> **WRITTEN REQUEST**:
Report every line from the material that contains the word "matplotlib".

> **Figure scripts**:
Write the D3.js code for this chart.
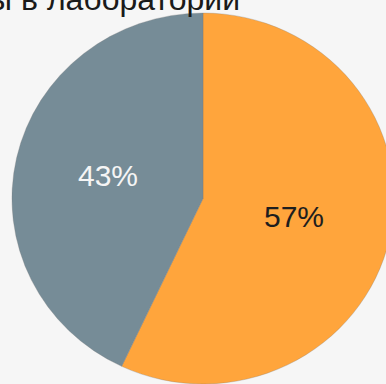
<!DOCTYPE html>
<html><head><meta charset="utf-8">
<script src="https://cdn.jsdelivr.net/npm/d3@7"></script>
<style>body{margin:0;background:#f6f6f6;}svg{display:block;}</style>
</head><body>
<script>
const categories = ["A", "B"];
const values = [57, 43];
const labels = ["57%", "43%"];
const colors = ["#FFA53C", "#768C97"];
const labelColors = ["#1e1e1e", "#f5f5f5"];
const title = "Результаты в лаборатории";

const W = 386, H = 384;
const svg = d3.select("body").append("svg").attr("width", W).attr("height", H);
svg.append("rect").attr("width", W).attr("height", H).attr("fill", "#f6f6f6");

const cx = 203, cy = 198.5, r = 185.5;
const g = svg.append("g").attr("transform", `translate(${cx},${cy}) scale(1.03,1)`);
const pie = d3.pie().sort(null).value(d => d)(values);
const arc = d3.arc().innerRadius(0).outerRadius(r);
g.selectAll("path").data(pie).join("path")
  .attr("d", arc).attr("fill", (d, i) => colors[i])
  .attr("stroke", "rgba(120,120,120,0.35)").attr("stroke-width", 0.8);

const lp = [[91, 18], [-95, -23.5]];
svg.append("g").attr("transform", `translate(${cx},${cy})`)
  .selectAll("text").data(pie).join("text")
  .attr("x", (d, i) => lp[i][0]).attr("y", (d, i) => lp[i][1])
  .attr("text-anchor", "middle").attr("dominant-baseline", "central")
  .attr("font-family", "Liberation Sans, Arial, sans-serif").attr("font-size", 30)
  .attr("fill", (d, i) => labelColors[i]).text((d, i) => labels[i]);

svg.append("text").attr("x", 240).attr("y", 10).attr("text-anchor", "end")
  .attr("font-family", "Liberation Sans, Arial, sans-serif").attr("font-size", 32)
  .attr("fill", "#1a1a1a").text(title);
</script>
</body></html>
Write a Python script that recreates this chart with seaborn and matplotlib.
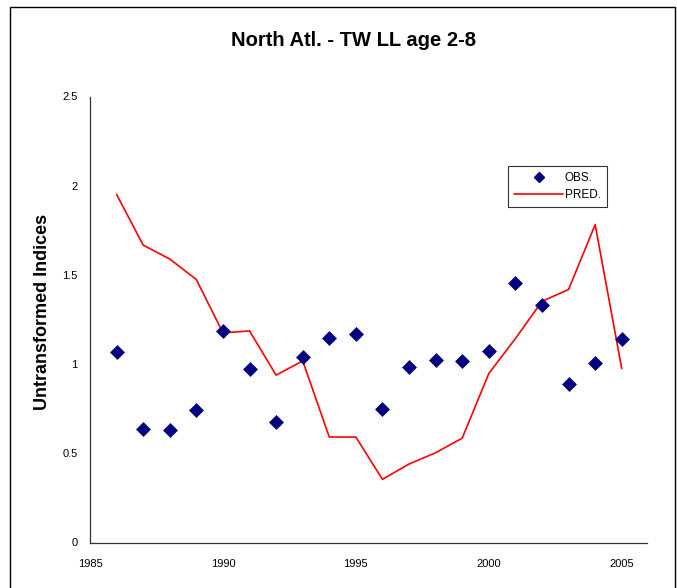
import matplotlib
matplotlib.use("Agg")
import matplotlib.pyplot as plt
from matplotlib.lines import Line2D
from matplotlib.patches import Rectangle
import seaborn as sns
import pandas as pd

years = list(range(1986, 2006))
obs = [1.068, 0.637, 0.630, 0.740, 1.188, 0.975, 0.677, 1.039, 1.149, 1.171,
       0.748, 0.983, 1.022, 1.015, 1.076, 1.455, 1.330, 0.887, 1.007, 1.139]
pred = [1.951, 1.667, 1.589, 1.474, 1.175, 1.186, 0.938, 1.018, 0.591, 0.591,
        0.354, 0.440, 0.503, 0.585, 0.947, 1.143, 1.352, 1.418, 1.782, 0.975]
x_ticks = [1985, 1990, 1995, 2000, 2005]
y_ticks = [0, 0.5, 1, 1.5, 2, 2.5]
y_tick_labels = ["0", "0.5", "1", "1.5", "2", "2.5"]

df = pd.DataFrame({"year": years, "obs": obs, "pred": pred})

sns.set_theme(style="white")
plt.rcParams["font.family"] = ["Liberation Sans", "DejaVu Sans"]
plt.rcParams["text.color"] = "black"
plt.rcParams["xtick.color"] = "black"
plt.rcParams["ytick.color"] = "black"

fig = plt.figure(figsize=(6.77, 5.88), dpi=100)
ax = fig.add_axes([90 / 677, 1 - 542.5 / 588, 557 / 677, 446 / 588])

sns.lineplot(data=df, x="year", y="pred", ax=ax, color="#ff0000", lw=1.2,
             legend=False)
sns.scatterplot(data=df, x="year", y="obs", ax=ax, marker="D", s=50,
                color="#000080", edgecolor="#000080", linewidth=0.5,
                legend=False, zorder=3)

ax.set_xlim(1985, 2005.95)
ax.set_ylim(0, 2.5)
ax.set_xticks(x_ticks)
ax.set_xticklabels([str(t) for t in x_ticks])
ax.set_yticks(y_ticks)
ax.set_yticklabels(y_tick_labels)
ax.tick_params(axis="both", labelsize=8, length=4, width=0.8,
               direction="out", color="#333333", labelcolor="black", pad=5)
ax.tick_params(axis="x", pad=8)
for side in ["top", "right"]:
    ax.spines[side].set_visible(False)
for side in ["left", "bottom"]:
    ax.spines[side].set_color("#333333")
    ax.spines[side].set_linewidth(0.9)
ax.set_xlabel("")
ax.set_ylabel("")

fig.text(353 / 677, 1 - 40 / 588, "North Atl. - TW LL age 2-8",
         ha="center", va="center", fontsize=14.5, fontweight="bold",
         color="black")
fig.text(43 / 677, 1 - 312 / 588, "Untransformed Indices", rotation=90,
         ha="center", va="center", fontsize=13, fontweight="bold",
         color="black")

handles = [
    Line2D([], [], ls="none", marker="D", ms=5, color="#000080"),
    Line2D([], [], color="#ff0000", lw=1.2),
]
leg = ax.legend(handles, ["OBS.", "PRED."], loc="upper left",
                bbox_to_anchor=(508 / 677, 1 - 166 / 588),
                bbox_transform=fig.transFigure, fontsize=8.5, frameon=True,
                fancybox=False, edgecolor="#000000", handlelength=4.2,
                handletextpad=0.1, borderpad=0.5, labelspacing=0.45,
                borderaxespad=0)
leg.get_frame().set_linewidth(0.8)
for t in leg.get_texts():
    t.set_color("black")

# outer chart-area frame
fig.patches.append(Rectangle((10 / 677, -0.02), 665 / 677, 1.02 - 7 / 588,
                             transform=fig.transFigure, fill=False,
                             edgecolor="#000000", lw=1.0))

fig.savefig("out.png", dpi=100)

> **OUTPUT FOR THIS TASK**:
Write a Python script that recreates this chart with seaborn and matplotlib.
import matplotlib
matplotlib.use("Agg")
import matplotlib.pyplot as plt
from matplotlib.lines import Line2D
from matplotlib.patches import Rectangle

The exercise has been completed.